The co-decision model thus departed from the old paternalistic idea that grad students aren’t true members of the grad school and shouldn’t play any role in helping run it. Unfortunately, the then-Graduate School Dean Thomas Appelquist stuck to paternalism by watering down the proposal so that the assembly’s only power would be to “discuss and comment” on proposed changes to grad school policy.

Despite a new administration, the assembly has remained toothless. For example, the assembly has never seen, let alone helped decide, the grad school budget. And the administration adamantly denied that GESO’s years of activism had anything to do with changes in health funding without consulting the assembly. This should have been a no-brainer: We would have said “great.” So much for even the minimal power of being allowed to discuss and comment before policy changes are made.

Under Hockfield, grad students have enjoyed unprecedented growth in benefits. But the process by which decisions are reached matters just as much as their content.

Sensing that administrators seek assembly input only when convenient, grad students have stopped attending assembly meetings. This disaffection is mirrored in participation in the referendums that established and continued the assembly — the 1996 vote passed 422 in favor versus 405 against creation.

In the 1999 referendum — which operated under procedural questions that led many to boycott the vote — only 196 grad students thought the assembly should continue to represent them while 154 did not out of 3,170 eligible voters. Not a ringing endorsement.

The charter review that must end in a new referendum by the end of the year gives grad students, faculty and administrators a chance to fundamentally improve the dynamics between the three constituencies. Giving stakeholders co-decision power, rather than simply consulting them when convenient, tends to result in better policies and more legitimate decisions.

Including grad students in real decision-making helps us see the complexities of the process and the trade-offs necessary for the formulation of good policies. When grad students become faculty members, we’re increasingly asked to take on administrative roles to which we’re largely unaccustomed.

What better way to train faculty competent at administration and committee work than to give those of us interested in developing our administrative skills the opportunity to do so?
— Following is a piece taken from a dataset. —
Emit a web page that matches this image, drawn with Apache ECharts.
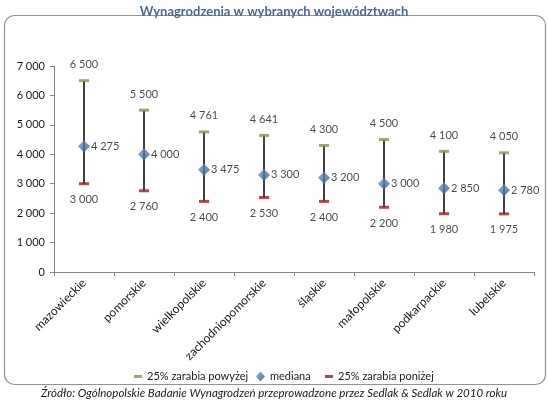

In addition to the obvious benefits for those leaving academia, Yale grad students seeking to become junior faculty will have an edge on the job market.

Of course, there’s no panacea to the range of tensions which characterize the grad school; many conflicts can never be permanently resolved. The “good governance” perspective can be extended to other parts of the University, and the same considerations certainly extend to faculty. The rhetoric is that everyone is included in decisions, but the reality is often different.

Universities cannot be fully democratic, and administrators wield legitimate authority. But their power needs to be tempered lest they become excessively centralized. Knowing that conflict can’t be eliminated, good governance is about managing conflict effectively. Hopefully over the course of this new academic year, we’ll develop a model of pragmatic, consensual decision-making.

Willem Maas GRD ’03 has been involved with the Graduate Student Assembly since its inception and served two terms as its vice chair.